Cette relation est plus complexe encore : on sent l’admiration, des améliorations en surface du comportement de Quell, l’amour déçu qui s’exerce entre ces deux hommes. Ainsi, si le film peut sembler sombrer dans une répétition de scènes d’analyse entre psychanalyse et ésotérisme, le rapport toujours changeant entre les deux personnages principaux, soutenu par un jeu d’acteur absolument remarquable, fait que l’histoire reste toujours intéressante. Surtout cette répétition inscrit le film dans une impression de durée, qui est capitale pour le film. Il ne s’agit pas d’accélérer le temps comme un montage clippé (par exemple, le quotidien dans la guerre est déclarée, résumé en trois minutes d’images symboles de la routine), mais de donner à ressentir le travail psychologique qui s’effectue, alors que l’histoire personnelle entre les personnages s’inscrit dans le contexte plus grand de la constitution de la secte et de son élargissement progressif.

Les débuts d’une secte

Si la Cause est plus ou moins inspirée par les concepts de la scientologie, l’approche qui en est faite est très nuancée.

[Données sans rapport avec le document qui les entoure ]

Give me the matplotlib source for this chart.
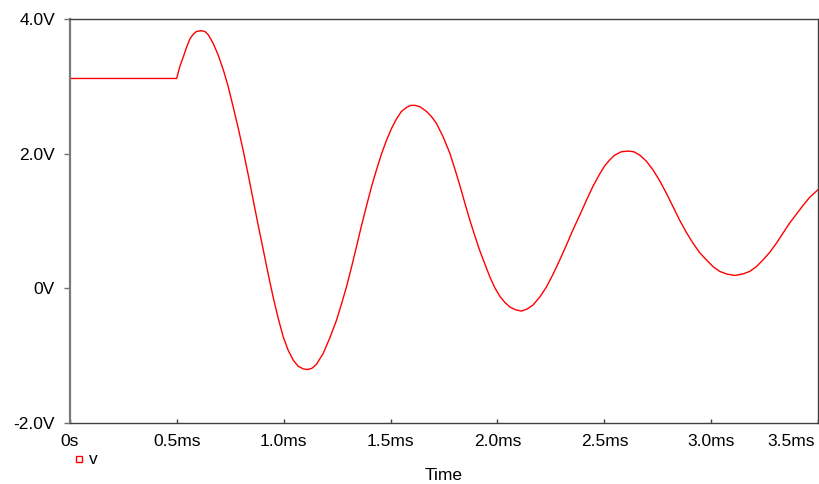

Lancaster Dodd est en effet un personnage qui apparaît aussi charismatique que profondément sincère. Même s’il est un homme d’affaire avisé (on voit le mouvement s’étendre petit à petit), on sent qu’il est, avec sa femme, extrêmement investi dans ce qu’il fait. Ce premier degré est vraiment fascinant, parce que les thèses qu’il défend sont étranges : vies passées, extra-terrestres, âmes impures façon manichéisme (le vrai, celui qui oppose la lumière et l’obscurité en notre âme), et que les développements qu’il leur donne ne sont pas du tout aussi scientifiques que ce qu’il voudrait faire croire. Ses thèses sont contradictoires, mais sont soutenues par sa capacité à maîtriser le langage et à charmer le public, tandis que ses disciples se démènent pour tenter de rendre compte des contradictions qui ne manquent pas d’apparaître.

Confronté à ses insuffisances logiques, le Maïtre perd alors de sa superbe, révélant une violence cachée au fond de lui.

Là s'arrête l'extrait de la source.